Below query picks up index as expected

Select `$MdfdTmstmp`,meta().id from tranData where `$Type` = "DailyReport" 
and `$MdfdTmstmp` > "2021-06-07" and RteId in ["91940"]
limit 5;

Note the IN cause for RteId but with only 1 item in the IN Array. Returned the result in ~50ms

 "expressions": ["index-search(\"missing_doc_ix\", 0, \"Default\", \"tranData\", FALSE, FALSE, 2, $$31, $$32, 2, $$33, $$34, TRUE, TRUE, TRUE)"
                                                                          ],

Now, if I run the same query again with multiple items in the IN clause. I just copied the same route again in the IN

Select `$MdfdTmstmp`,meta().id from tranData where `$Type` = "DailyReport" 
and `$MdfdTmstmp` > "2021-06-07" and RteId in ["91940","91940"]
limit 5;

Query ran for 10.15s and still got the 2 docs back. No index used. Happy to log a support ticket if that will help with the investigation. Bottom line for us is that I have never ever been able to get Analytics indexes to work with an IN clause.

Please create an additional index on only that one field – RteId.

@amrish The issue you encountered has been fixed in CB 7.1.0.

Starting 7.1.0, prefix search on secondary indexes has been enabled. This means that when you have the below index:

CREATE INDEX missing_doc_ix ON tranData(RteId:string, $Type:string, $MdfdTmstmp:string)

The missing_doc_ix index can be used to answer queries that have a prefix of the index in their predicate. For example,

SELECT `$MdfdTmstmp` FROM tranData WHERE RteId = "91940";

Before 7.1.0, in order for a secondary index to be picked up, all the fields need to be in the predicate. For example,

SELECT `$MdfdTmstmp`
FROM tranData
WHERE `$Type` = "DailyReport" AND `$MdfdTmstmp` > "2021-06-07" AND RteId = "91940";

Now for your issue with the below query:

Select `$MdfdTmstmp`,meta().id from tranData where `$Type` = "DailyReport" 
and `$MdfdTmstmp` > "2021-06-07" and RteId IN ["91940","91940"]
limit 5;

Even though your query has all the fields in the predicate, the compiler still tries to do a prefix search using only the RteId on the secondary index due to how the IN clause is handled, but the compiler cannot use the secondary index because prefix search is disabled before 7.1.0.
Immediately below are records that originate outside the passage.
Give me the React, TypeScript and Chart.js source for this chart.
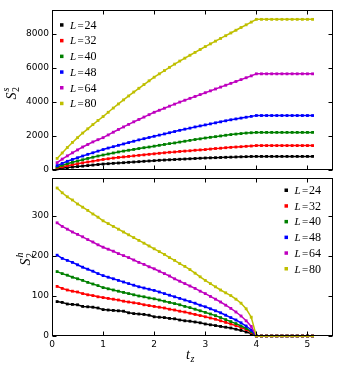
import React, { useEffect, useRef } from "react";
import { Chart, registerables } from "chart.js";
Chart.register(...registerables);

// t_z values
const TZ = [
  0.1, 0.2, 0.3, 0.4, 0.5, 0.6, 0.7, 0.8, 0.9, 1.0,
  1.1, 1.2, 1.3, 1.4, 1.5, 1.6, 1.7, 1.8, 1.9, 2.0,
  2.1, 2.2, 2.3, 2.4, 2.5, 2.6, 2.7, 2.8, 2.9, 3.0,
  3.1, 3.2, 3.3, 3.4, 3.5, 3.6, 3.7, 3.8, 3.9, 4.0,
  4.1, 4.2, 4.3, 4.4, 4.5, 4.6, 4.7, 4.8, 4.9, 5.0, 5.1,
];

const SIZE_LABELS = ["24", "32", "40", "48", "64", "80"];
const COLORS = ["#000000", "#ff0000", "#008000", "#0000ff", "#bf00bf", "#bfbf00"];

// Top panel: S_2^s
const SS_24 = [60, 100, 140, 170, 200, 230, 260, 290, 320, 350, 370, 390, 410, 430, 450, 470, 490, 510, 530, 550, 570, 585, 600, 615, 630, 645, 660, 675, 690, 705, 715, 725, 735, 745, 755, 765, 775, 785, 795, 800, 800, 800, 800, 800, 800, 800, 800, 800, 800, 800, 800];
const SS_32 = [120, 190, 250, 310, 370, 420, 470, 520, 570, 620, 660, 700, 740, 770, 800, 830, 860, 890, 920, 950, 980, 1010, 1040, 1060, 1090, 1110, 1130, 1160, 1180, 1200, 1230, 1260, 1280, 1310, 1330, 1350, 1370, 1390, 1410, 1435, 1435, 1435, 1435, 1435, 1435, 1435, 1435, 1435, 1435, 1435, 1435];
const SS_40 = [180, 280, 370, 450, 530, 600, 680, 750, 820, 880, 940, 1000, 1060, 1110, 1160, 1210, 1260, 1310, 1350, 1400, 1450, 1500, 1550, 1590, 1640, 1690, 1740, 1790, 1830, 1880, 1920, 1960, 2000, 2040, 2080, 2110, 2140, 2170, 2190, 2210, 2210, 2210, 2210, 2210, 2210, 2210, 2210, 2210, 2210, 2210, 2210];
const SS_48 = [260, 390, 510, 620, 720, 820, 920, 1010, 1110, 1200, 1290, 1370, 1450, 1530, 1610, 1690, 1770, 1840, 1910, 1980, 2050, 2120, 2190, 2260, 2330, 2400, 2460, 2530, 2590, 2650, 2710, 2770, 2830, 2890, 2950, 3000, 3050, 3100, 3150, 3200, 3200, 3200, 3200, 3200, 3200, 3200, 3200, 3200, 3200, 3200, 3200];
const SS_64 = [430, 640, 830, 1010, 1180, 1350, 1500, 1650, 1780, 1900, 2060, 2220, 2380, 2530, 2680, 2830, 2970, 3110, 3250, 3390, 3510, 3630, 3750, 3870, 3990, 4100, 4210, 4320, 4430, 4540, 4650, 4760, 4870, 4980, 5090, 5200, 5310, 5420, 5530, 5650, 5650, 5650, 5650, 5650, 5650, 5650, 5650, 5650, 5650, 5650, 5650];
const SS_80 = [680, 1000, 1320, 1620, 1900, 2170, 2420, 2670, 2910, 3140, 3390, 3640, 3880, 4120, 4350, 4580, 4800, 5020, 5240, 5450, 5650, 5840, 6030, 6220, 6400, 6570, 6740, 6910, 7080, 7250, 7410, 7570, 7730, 7890, 8050, 8210, 8370, 8530, 8690, 8850, 8850, 8850, 8850, 8850, 8850, 8850, 8850, 8850, 8850, 8850, 8850];

// Bottom panel: S_2^h
const SH_24 = [86, 84, 80, 79, 78, 74, 73, 72, 70, 66, 65, 64, 63, 62, 58, 56, 55, 54, 52, 48, 47, 46, 44, 43, 40, 38, 37, 35, 33, 30, 28, 26, 24, 22, 20, 17, 14, 10, 6, 0, 0, 0, 0, 0, 0, 0, 0, 0, 0, 0, 0];
const SH_32 = [124, 119, 115, 112, 110, 106, 103, 101, 98, 96, 94, 92, 90, 87, 85, 83, 81, 78, 76, 74, 72, 70, 67, 65, 62, 60, 57, 54, 51, 48, 45, 42, 38, 34, 30, 26, 21, 16, 9, 0, 0, 0, 0, 0, 0, 0, 0, 0, 0, 0, 0];
const SH_40 = [161, 156, 152, 147, 143, 139, 134, 130, 126, 121, 118, 115, 112, 109, 106, 103, 100, 98, 95, 93, 90, 87, 84, 81, 78, 74, 71, 67, 63, 59, 55, 51, 46, 41, 36, 31, 25, 19, 11, 0, 0, 0, 0, 0, 0, 0, 0, 0, 0, 0, 0];
const SH_48 = [202, 194, 189, 184, 178, 172, 167, 162, 156, 151, 147, 143, 139, 135, 131, 127, 123, 120, 117, 114, 110, 106, 102, 98, 94, 90, 86, 82, 77, 73, 68, 63, 58, 52, 46, 40, 33, 25, 15, 0, 0, 0, 0, 0, 0, 0, 0, 0, 0, 0, 0];
const SH_64 = [283, 274, 267, 260, 254, 248, 241, 235, 228, 222, 217, 212, 206, 201, 196, 190, 184, 179, 173, 168, 162, 156, 150, 143, 137, 131, 125, 119, 112, 106, 99, 92, 85, 77, 69, 60, 50, 38, 24, 0, 0, 0, 0, 0, 0, 0, 0, 0, 0, 0, 0];
const SH_80 = [370, 358, 348, 340, 330, 322, 314, 305, 297, 288, 281, 274, 267, 260, 253, 246, 239, 232, 225, 218, 211, 204, 196, 189, 181, 174, 166, 157, 148, 139, 131, 123, 115, 108, 101, 92, 82, 68, 47, 0, 0, 0, 0, 0, 0, 0, 0, 0, 0, 0, 0];

const X_TICKS = [0, 1, 2, 3, 4, 5];
const TOP_Y_TICKS = [0, 2000, 4000, 6000, 8000];
const BOT_Y_TICKS = [0, 100, 200, 300];

const TICK_FONT = { family: "'DejaVu Sans', sans-serif", size: 9 };
const SERIF = "'Liberation Serif', 'DejaVu Serif', serif";

function drawYTitle(ctx: CanvasRenderingContext2D, bx: number, cy: number, sup: string) {
  ctx.save();
  ctx.translate(bx, cy);
  ctx.rotate(-Math.PI / 2);
  ctx.fillStyle = "#000";
  ctx.textBaseline = "alphabetic";
  ctx.textAlign = "left";
  ctx.font = `italic 14px ${SERIF}`;
  const wS = ctx.measureText("S").width;
  ctx.font = `10px ${SERIF}`;
  const w2 = ctx.measureText("2").width;
  const x0 = -(wS + w2 + 1) / 2;
  ctx.font = `italic 14px ${SERIF}`;
  ctx.fillText("S", x0, 0);
  ctx.font = `10px ${SERIF}`;
  ctx.fillText("2", x0 + wS + 0.5, 3);
  ctx.font = `italic 10px ${SERIF}`;
  ctx.fillText(sup, x0 + wS + 1, -7);
  ctx.restore();
}

const mplPlugin = {
  id: "mpl",
  afterDraw(chart: any, _args: any, opts: any) {
    const { ctx, chartArea: a } = chart;
    const xs = chart.scales.x;
    const ys = chart.scales.y;
    ctx.save();
    ctx.strokeStyle = "#000";
    ctx.lineWidth = 1;
    const L = Math.round(a.left) + 0.5;
    const R = Math.round(a.right) - 0.5;
    const T = Math.round(a.top) + 0.5;
    const B = Math.round(a.bottom) - 0.5;
    ctx.strokeRect(L, T, R - L, B - T);
    ctx.beginPath();
    for (const v of X_TICKS) {
      const p = Math.round(xs.getPixelForValue(v)) + 0.5;
      ctx.moveTo(p, B);
      ctx.lineTo(p, B - 4);
      ctx.moveTo(p, T);
      ctx.lineTo(p, T + 4);
    }
    for (const v of opts.yTicks) {
      const p = Math.round(ys.getPixelForValue(v)) + 0.5;
      ctx.moveTo(L, p);
      ctx.lineTo(L + 4, p);
      ctx.moveTo(R, p);
      ctx.lineTo(R - 4, p);
    }
    ctx.stroke();

    // legend
    chart.data.datasets.forEach((ds: any, i: number) => {
      const y = opts.legendY + i * 15.7;
      const x = opts.legendX;
      ctx.fillStyle = ds.borderColor;
      ctx.fillRect(x - 1.5, y - 1.5, 3.5, 3.5);
      ctx.fillStyle = "#000";
      ctx.textBaseline = "alphabetic";
      ctx.textAlign = "left";
      ctx.font = `italic 11px ${SERIF}`;
      ctx.fillText("L", x + 8.5, y + 4);
      ctx.font = `11px ${SERIF}`;
      ctx.fillText("=", x + 16, y + 4);
      ctx.font = `12px ${SERIF}`;
      ctx.fillText(SIZE_LABELS[i], x + 23, y + 4);
    });

    drawYTitle(ctx, opts.yTitleX, opts.yTitleY, opts.sup);

    if (opts.xTitle) {
      ctx.fillStyle = "#000";
      ctx.textBaseline = "alphabetic";
      ctx.textAlign = "left";
      ctx.font = `italic 14px ${SERIF}`;
      ctx.fillText("t", 186, opts.xTitleY);
      ctx.font = `italic 10px ${SERIF}`;
      ctx.fillText("z", 190.5, opts.xTitleY + 3);
    }
    ctx.restore();
  },
};

function makeDatasets(series: number[][]) {
  return series.map((vals, i) => ({
    label: "L=" + SIZE_LABELS[i],
    data: TZ.map((t, j) => ({ x: t, y: vals[j] })),
    borderColor: COLORS[i],
    backgroundColor: COLORS[i],
    borderWidth: 1.5,
    pointStyle: "rect",
    pointRadius: 2,
    pointBorderWidth: 0,
    showLine: true,
    clip: false,
    order: 6 - i,
  }));
}

function makeConfig(opts: {
  series: number[][];
  yMax: number;
  yTicks: number[];
  showX: boolean;
  padding: any;
  plugin: any;
}) {
  return {
    type: "scatter" as const,
    data: { datasets: makeDatasets(opts.series) },
    options: {
      animation: false,
      responsive: false,
      devicePixelRatio: 1,
      layout: { padding: opts.padding },
      plugins: {
        legend: { display: false },
        tooltip: { enabled: false },
        mpl: opts.plugin,
      },
      scales: {
        x: {
          type: "linear",
          min: 0,
          max: 5.5,
          display: opts.showX,
          afterBuildTicks: (s: any) => {
            s.ticks = X_TICKS.map((v) => ({ value: v }));
          },
          afterFit: (s: any) => {
            s.height = opts.showX ? 22 : 0;
            s.paddingLeft = 0;
            s.paddingRight = 0;
          },
          grid: { display: false, drawTicks: false },
          border: { display: false },
          ticks: {
            font: TICK_FONT,
            color: "#000",
            padding: 3,
            maxRotation: 0,
            autoSkip: false,
            callback: (v: any) => String(v),
          },
        },
        y: {
          type: "linear",
          min: 0,
          max: opts.yMax,
          afterBuildTicks: (s: any) => {
            s.ticks = opts.yTicks.map((v) => ({ value: v }));
          },
          afterFit: (s: any) => {
            s.width = 52;
            s.paddingTop = 0;
            s.paddingBottom = 0;
          },
          grid: { display: false, drawTicks: false },
          border: { display: false },
          ticks: {
            font: TICK_FONT,
            color: "#000",
            padding: 3,
            autoSkip: false,
            callback: (v: any) => String(v),
          },
        },
      },
    },
    plugins: [mplPlugin],
  };
}

export default function App() {
  const topRef = useRef<HTMLCanvasElement>(null);
  const botRef = useRef<HTMLCanvasElement>(null);

  useEffect(() => {
    const top = new Chart(
      topRef.current as HTMLCanvasElement,
      makeConfig({
        series: [SS_24, SS_32, SS_40, SS_48, SS_64, SS_80],
        yMax: 9400,
        yTicks: TOP_Y_TICKS,
        showX: false,
        padding: { left: 0, right: 11, top: 10, bottom: 2 },
        plugin: { yTicks: TOP_Y_TICKS, legendX: 61.5, legendY: 24.7, yTitleX: 16, yTitleY: 93, sup: "s", xTitle: false },
      }) as any
    );
    const bot = new Chart(
      botRef.current as HTMLCanvasElement,
      makeConfig({
        series: [SH_24, SH_32, SH_40, SH_48, SH_64, SH_80],
        yMax: 395,
        yTicks: BOT_Y_TICKS,
        showX: true,
        padding: { left: 0, right: 11, top: 3, bottom: 8 },
        plugin: { yTicks: BOT_Y_TICKS, legendX: 286, legendY: 16, yTitleX: 29.5, yTitleY: 85, sup: "h", xTitle: true, xTitleY: 185 },
      }) as any
    );
    return () => {
      top.destroy();
      bot.destroy();
    };
  }, []);

  return (
    <div style={{ position: "absolute", left: 0, top: 0, width: 344, height: 366, background: "#fff" }}>
      <canvas ref={topRef} width={344} height={174} style={{ position: "absolute", left: 0, top: 0, width: 344, height: 174 }} />
      <canvas ref={botRef} width={344} height={192} style={{ position: "absolute", left: 0, top: 174, width: 344, height: 192 }} />
    </div>
  );
}
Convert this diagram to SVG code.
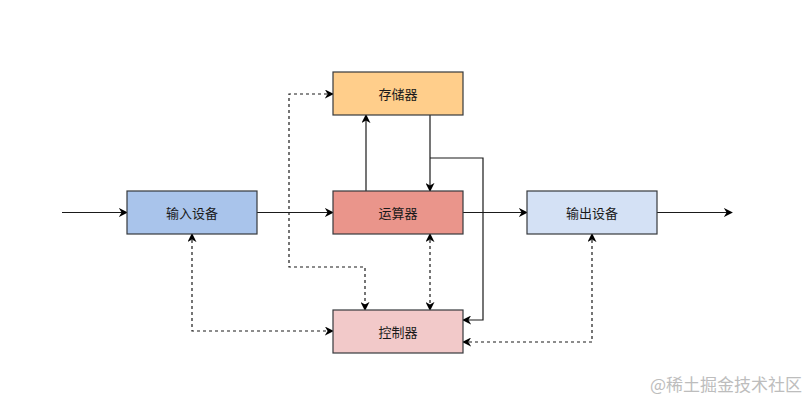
<svg xmlns="http://www.w3.org/2000/svg" width="806" height="402" viewBox="0 0 806 402">
<defs>
<marker id="ah" viewBox="0 0 10 10" refX="9" refY="5" markerWidth="9" markerHeight="9" markerUnits="userSpaceOnUse" orient="auto-start-reverse">
<path d="M0,0 L10,5 L0,10 L3,5 z" fill="#000"/>
</marker>
<style>
.box{stroke:#36393d;stroke-width:1.2}
.lbl{font-family:"Noto Sans CJK SC","Noto Sans",sans-serif;font-size:13px;fill:#1a1a1a;text-anchor:middle;dominant-baseline:central}
.ln{fill:none;stroke:#1a1a1a;stroke-width:1.2}
.ds{fill:none;stroke:#1a1a1a;stroke-width:1.2;stroke-dasharray:3,3}
.wm{font-family:"Noto Sans CJK SC","Noto Sans",sans-serif;font-size:17px;fill:#bdbdbd}
</style>
</defs>
<rect width="806" height="402" fill="#ffffff"/>
<g id="connectors">
<path class="ln" d="M62,212.5 H127" marker-end="url(#ah)"/>
<path class="ln" d="M257,212.5 H333" marker-end="url(#ah)"/>
<path class="ln" d="M463,212.5 H527" marker-end="url(#ah)"/>
<path class="ln" d="M657,212.5 H732" marker-end="url(#ah)"/>
<path class="ln" d="M366,191 V115" marker-end="url(#ah)"/>
<path class="ln" d="M430,115 V191" marker-end="url(#ah)"/>
<path class="ln" d="M430,158 H483 V320 H463" marker-end="url(#ah)"/>
<path class="ds" d="M333,94 H289 V267 H365 V310" marker-start="url(#ah)" marker-end="url(#ah)"/>
<path class="ds" d="M430,234 V310" marker-start="url(#ah)" marker-end="url(#ah)"/>
<path class="ds" d="M192,234 V331 H333" marker-start="url(#ah)" marker-end="url(#ah)"/>
<path class="ds" d="M592,234 V342 H463" marker-start="url(#ah)" marker-end="url(#ah)"/>
</g>
<g id="memory">
<rect class="box" x="333" y="72" width="130" height="43" fill="#FFCE8B"/>
<text class="lbl" x="398" y="93.5">存储器</text>
</g>
<g id="input">
<rect class="box" x="127" y="191" width="130" height="43" fill="#A9C4EB"/>
<text class="lbl" x="192" y="212.5">输入设备</text>
</g>
<g id="alu">
<rect class="box" x="333" y="191" width="130" height="43" fill="#EA958B"/>
<text class="lbl" x="398" y="212.5">运算器</text>
</g>
<g id="output">
<rect class="box" x="527" y="191" width="130" height="43" fill="#D4E1F5"/>
<text class="lbl" x="592" y="212.5">输出设备</text>
</g>
<g id="control">
<rect class="box" x="333" y="310" width="130" height="43" fill="#F2C9C9"/>
<text class="lbl" x="398" y="331.5">控制器</text>
</g>
<text class="wm" x="650" y="391">@稀土掘金技术社区</text>
</svg>
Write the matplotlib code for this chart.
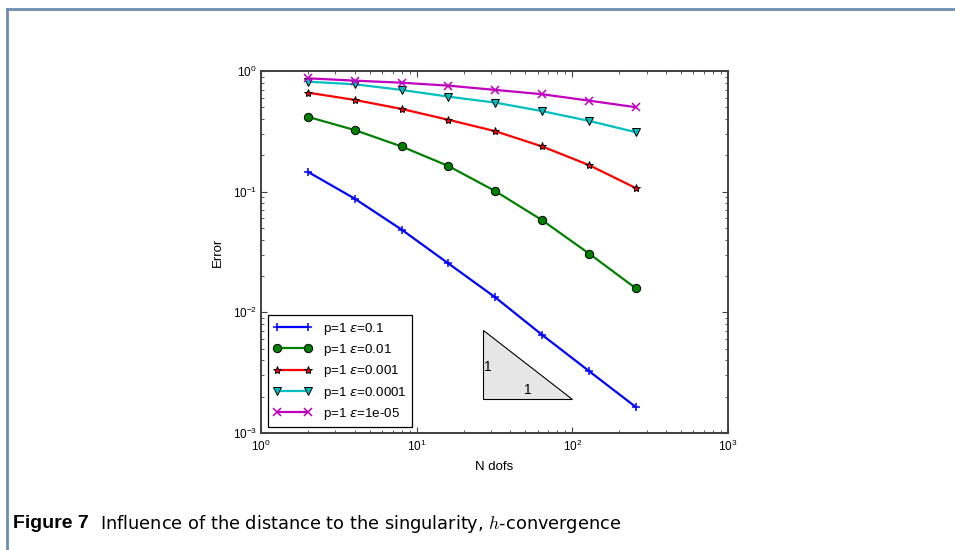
import matplotlib
matplotlib.use("Agg")
import matplotlib.pyplot as plt
from matplotlib.lines import Line2D
from matplotlib.patches import Polygon

plt.rcParams["font.family"] = ["Liberation Sans", "DejaVu Sans"]
plt.rcParams["mathtext.fontset"] = "dejavusans"
plt.rcParams["axes.unicode_minus"] = False

# number of degrees of freedom
ndofs = [2, 4, 8, 16, 32, 64, 128, 256]

# error per distance to the singularity
err_eps_1e1 = [0.146, 0.0875, 0.0485, 0.0254, 0.0133, 0.0065, 0.00326, 0.00164]
err_eps_1e2 = [0.417, 0.324, 0.237, 0.163, 0.101, 0.058, 0.0307, 0.0158]
err_eps_1e3 = [0.662, 0.576, 0.485, 0.394, 0.317, 0.237, 0.166, 0.107]
err_eps_1e4 = [0.816, 0.776, 0.697, 0.613, 0.547, 0.465, 0.386, 0.311]
err_eps_1e5 = [0.870, 0.832, 0.800, 0.756, 0.697, 0.642, 0.568, 0.501]

labels = [r"p=1 $\varepsilon$=0.1", r"p=1 $\varepsilon$=0.01",
          r"p=1 $\varepsilon$=0.001", r"p=1 $\varepsilon$=0.0001",
          r"p=1 $\varepsilon$=1e-05"]

# slope triangle corners (x range, lower y)
tri_x = [26.5, 100.0]
tri_y0 = 0.0019

fig = plt.figure(figsize=(9.55, 5.5), dpi=100)

# frame around the figure panel
frame_col = "#6f8db0"
fig.add_artist(Line2D([6.5 / 955, 1.0], [1 - 8.5 / 550] * 2, color=frame_col, lw=2,
                      transform=fig.transFigure))
fig.add_artist(Line2D([6.5 / 955] * 2, [0.0, 1 - 8.5 / 550], color=frame_col, lw=2,
                      transform=fig.transFigure))

ax = fig.add_axes([261 / 955, 1 - 433 / 550, 467 / 955, 362 / 550])

styles = [
    dict(color="#0000ff", marker="+", ms=6, mew=1.1),
    dict(color="#008000", marker="o", ms=6, mfc="#008000", mec="black", mew=0.7),
    dict(color="#ff0000", marker="*", ms=6, mfc="#ff0000", mec="black", mew=0.7),
    dict(color="#00bfbf", marker="v", ms=6, mfc="#00bfbf", mec="black", mew=0.7),
    dict(color="#bf00bf", marker="x", ms=6, mew=1.1),
]
series = [err_eps_1e1, err_eps_1e2, err_eps_1e3, err_eps_1e4, err_eps_1e5]
for err, lab, st in zip(series, labels, styles):
    ax.loglog(ndofs, err, lw=1.6, label=lab, **st)

# slope-1 reference triangle
tri_y1 = tri_y0 * tri_x[1] / tri_x[0]
tri = Polygon([(tri_x[0], tri_y1), (tri_x[0], tri_y0), (tri_x[1], tri_y0)],
              closed=True, facecolor="#e6e6e6", edgecolor="black", lw=0.8)
ax.add_patch(tri)
ax.text(tri_x[0] * 1.02, (tri_y0 * tri_y1) ** 0.5 * 0.95, "1", fontsize=10,
        ha="left", va="center")
ax.text((tri_x[0] * tri_x[1]) ** 0.5, tri_y0 * 1.05, "1", fontsize=10,
        ha="center", va="bottom")

ax.set_xlim(1, 1000)
ax.set_ylim(1e-3, 1)
ax.set_xlabel("N dofs", fontsize=9.5, labelpad=5)
ax.set_ylabel("Error", fontsize=9.5, labelpad=6)

for sp in ax.spines.values():
    sp.set_color("#404040")
    sp.set_linewidth(1.4)
ax.tick_params(which="both", direction="in", top=True, right=True, labelsize=8.5,
               color="#404040")
ax.tick_params(which="major", length=4, width=0.8)
ax.tick_params(axis="x", which="major", pad=4)
ax.tick_params(axis="y", which="major", pad=3)
ax.tick_params(which="minor", length=2.5, width=0.6)

leg = ax.legend(loc="lower left", bbox_to_anchor=(0.015, 0.016), fontsize=9.6,
                numpoints=2, handlelength=2.9, fancybox=False, framealpha=1,
                edgecolor="black", borderpad=0.4, labelspacing=0.4,
                handletextpad=0.8, borderaxespad=0)
leg.get_frame().set_linewidth(0.9)

fig.text(13 / 955, 1 - 524 / 550, "Figure 7", fontsize=14, fontweight="bold",
         family="Liberation Sans", ha="left", va="center")
fig.text(100 / 955, 1 - 524 / 550,
         r"Influence of the distance to the singularity, $h$-convergence",
         fontsize=12.8, family="DejaVu Sans", math_fontfamily="cm",
         ha="left", va="center")

fig.savefig("out.png", dpi=100)
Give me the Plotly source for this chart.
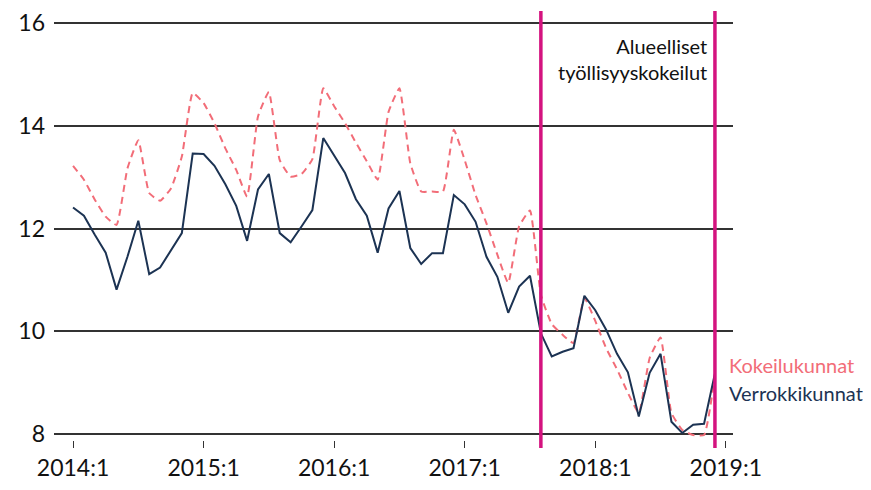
import plotly.graph_objects as go

# Monthly values 2014:1 ... 2018:12 (index 0..59)
months = list(range(60))
kokeilu = [13.22, 12.95, 12.56, 12.23, 12.07, 13.17, 13.72, 12.69, 12.54, 12.78, 13.40, 14.64,
           14.44, 14.05, 13.56, 13.14, 12.62, 14.18, 14.66, 13.33, 13.01, 13.06, 13.35, 14.73,
           14.38, 14.05, 13.67, 13.31, 12.95, 14.27, 14.73, 13.27, 12.72, 12.72, 12.72, 13.92,
           13.33, 12.65, 12.10, 11.49, 10.94, 12.04, 12.35, 10.71, 10.14, 9.93, 9.77, 10.65,
           10.20, 9.67, 9.26, 8.80, 8.41, 9.48, 9.88, 8.41, 8.08, 7.98, 7.98, 9.15]
verrokki = [12.41, 12.25, 11.88, 11.53, 10.81, 11.45, 12.15, 11.11, 11.24, 11.58, 11.91, 13.46,
            13.45, 13.22, 12.86, 12.44, 11.76, 12.76, 13.06, 11.91, 11.73, 12.04, 12.36, 13.76,
            13.42, 13.08, 12.57, 12.25, 11.53, 12.39, 12.73, 11.62, 11.31, 11.52, 11.52, 12.65,
            12.47, 12.13, 11.45, 11.06, 10.36, 10.87, 11.08, 9.96, 9.51, 9.60, 9.67, 10.69,
            10.41, 10.03, 9.56, 9.20, 8.34, 9.19, 9.56, 8.24, 8.02, 8.18, 8.20, 9.18]
tick_vals = [0, 12, 24, 36, 48, 60]
tick_text = ["2014:1", "2015:1", "2016:1", "2017:1", "2018:1", "2019:1"]
y_ticks = [8, 10, 12, 14, 16]
experiment_period = [43, 59]  # 2017:8 and 2018:12

RED = "#f26d78"
NAVY = "#1c3353"
MAGENTA = "#d4137f"
FONT = "Lato"

fig = go.Figure()
fig.add_trace(go.Scatter(x=months, y=kokeilu, mode="lines",
                         line=dict(color=RED, width=2, dash="7px,5px", shape="spline", smoothing=0.4),
                         showlegend=False, hoverinfo="skip"))
fig.add_trace(go.Scatter(x=months, y=verrokki, mode="lines",
                         line=dict(color=NAVY, width=2),
                         showlegend=False, hoverinfo="skip"))

for xv in experiment_period:
    fig.add_shape(type="line", xref="x", yref="paper", x0=xv, x1=xv, y0=0, y1=1,
                  line=dict(color=MAGENTA, width=3.5), layer="above")

fig.add_annotation(xref="x", yref="paper", x=experiment_period[1], y=0.952,
                   xanchor="right", yanchor="top", xshift=-6,
                   text="Alueelliset<br>työllisyyskokeilut", showarrow=False, align="right",
                   font=dict(family=FONT, size=20, color="#111111"))
fig.add_annotation(xref="paper", yref="y", x=1.0, y=kokeilu[-1], xanchor="left", yanchor="middle",
                   xshift=-6, yshift=10,
                   text="Kokeilukunnat", showarrow=False, font=dict(family=FONT, size=20, color=RED))
fig.add_annotation(xref="paper", yref="y", x=1.0, y=verrokki[-1], xanchor="left", yanchor="middle",
                   xshift=-6, yshift=-20,
                   text="Verrokkikunnat", showarrow=False, font=dict(family=FONT, size=20, color=NAVY))

# page body has an 8px default margin; figure is sized/margined to compensate
fig.update_layout(
    width=863, height=482,
    margin=dict(l=46, r=138, t=3, b=42, autoexpand=False),
    paper_bgcolor="white", plot_bgcolor="white",
    font=dict(family=FONT, size=23, color="#111111"),
    xaxis=dict(range=[-1.75, 60.66], tickvals=tick_vals, ticktext=tick_text,
               showgrid=False, zeroline=False, showline=False, automargin=False,
               ticks="inside", ticklen=7, tickwidth=1, tickcolor="#333333",
               ticklabelstandoff=4, tickfont=dict(size=23)),
    yaxis=dict(range=[7.7275, 16.2336], tickvals=y_ticks, showgrid=True, automargin=False,
               gridcolor="#333333", gridwidth=1.5, zeroline=False, showline=False,
               ticks="", ticklabelstandoff=8, tickfont=dict(size=23)),
)

fig.write_html("out.html")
As to why the below query picks up the secondary index:

Select `$MdfdTmstmp`,meta().id from tranData where `$Type` = "DailyReport" 
and `$MdfdTmstmp` > "2021-06-07" and RteId in ["91940"]
limit 5;

That is because it is equivalent to the below query where all the fields are present in the predicate:

Select `$MdfdTmstmp`,meta().id from tranData where `$Type` = "DailyReport" 
and `$MdfdTmstmp` > "2021-06-07" and RteId = "91940"
limit 5;
1 Like

Thanks for letting me know. I’ll take 7.1.1 for a spin. We do intend to upgrade to 7 but I guess we’ll have to do it sooner than later if this issue is resolved in 7.1.x. Thanks for looking into this.